The historical population is given in the following chart:

==Politics==
In the 2007 federal election the most popular party was the SVP which received 31.03% of the vote. The next three most popular parties were the SP (18.5%), the FDP (14.5%) and the Green Party (13.65%). In the federal election, a total of 121 votes were cast, and the voter turnout was 47.1%.

==Economy==
As of In 2010 2010, Longirod had an unemployment rate of 4.2%. As of 2008, there were 43 people employed in the primary economic sector and about 15 businesses involved in this sector. 3 people were employed in the secondary sector and there were 2 businesses in this sector. 28 people were employed in the tertiary sector, with 12 businesses in this sector. There were 176 residents of the municipality who were employed in some capacity, of which females made up 42.6% of the workforce.

In 2008 the total number of full-time equivalent jobs was 51. The number of jobs in the primary sector was 29, of which 27 were in agriculture and 2 were in forestry or lumber production. The number of jobs in the secondary sector was 2 of which 1 was in manufacturing and 1 was in construction. The number of jobs in the tertiary sector was 20. In the tertiary sector; 1 was in the sale or repair of motor vehicles, 6 or 30.0% were in a hotel or restaurant, 1 was in the information industry, 2 or 10.0% were the insurance or financial industry, 2 or 10.0% were technical professionals or scientists, 2 or 10.0% were in education.

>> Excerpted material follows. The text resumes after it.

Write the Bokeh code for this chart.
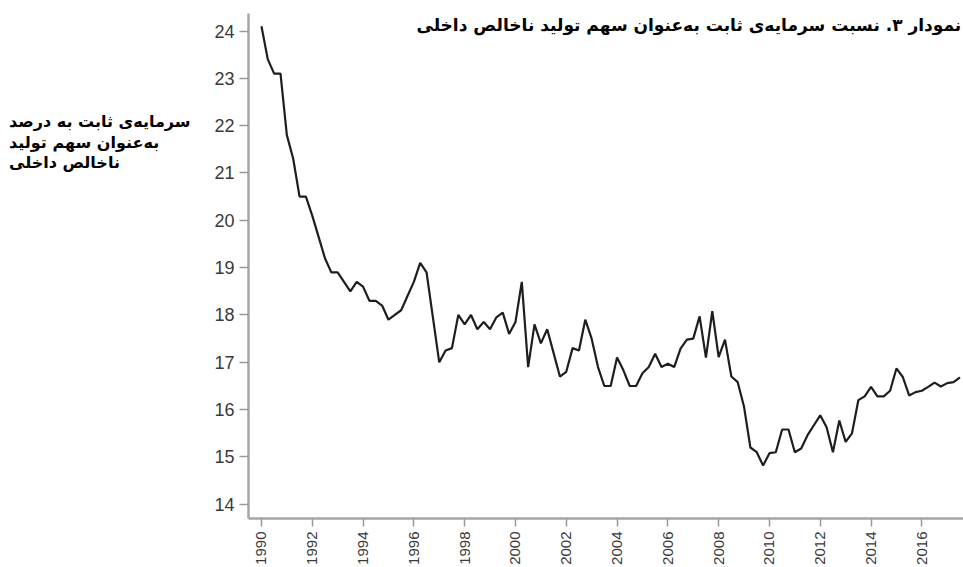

In 2000, there were 12 workers who commuted into the municipality and 112 workers who commuted away. The municipality is a net exporter of workers, with about 9.3 workers leaving the municipality for every one entering. Of the working population, 8.5% used public transportation to get to work, and 59.1% used a private car.

==Religion==
From the 2000 census, 66 or 19.2% were Roman Catholic, while 206 or 59.9% belonged to the Swiss Reformed Church. Of the rest of the population, there were 2 members of an Orthodox church (or about 0.58% of the population), and there were 7 individuals (or about 2.03% of the population) who belonged to another Christian church. There was 1 individual who was Islamic. 55 (or about 15.99% of the population) belonged to no church, are agnostic or atheist, and 7 individuals (or about 2.03% of the population) did not answer the question.

==Weather==
Longirod has an average of 132.6 days of rain or snow per year and on average receives 1285 mm of precipitation. The wettest month is December during which time Longirod receives an average of 140 mm of rain or snow. During this month there is precipitation for an average of 11.9 days. The month with the most days of precipitation is May, with an average of 13.1, but with only 103 mm of rain or snow. The driest month of the year is July with an average of 80 mm of precipitation over 9.3 days.

==Education==
In Longirod about 128 or (37.2%) of the population have completed non-mandatory upper secondary education, and 52 or (15.1%) have completed additional higher education (either university or a Fachhochschule). Of the 52 who completed tertiary schooling, 46.2% were Swiss men, 34.6% were Swiss women, 11.5% were non-Swiss men.

In the 2009/2010 school year there were a total of 44 students in the Longirod school district. In the Vaud cantonal school system, two years of non-obligatory pre-school are provided by the political districts. During the school year, the political district provided pre-school care for a total of 1,249 children of which 563 children (45.1%) received subsidized pre-school care. The canton's primary school program requires students to attend for four years. There were 24 students in the municipal primary school program. The obligatory lower secondary school program lasts for six years and there were 19 students in those schools. There were also 1 students who were home schooled or attended another non-traditional school.

As of 2000, there were 13 students in Longirod who came from another municipality, while 53 residents attended schools outside the municipality.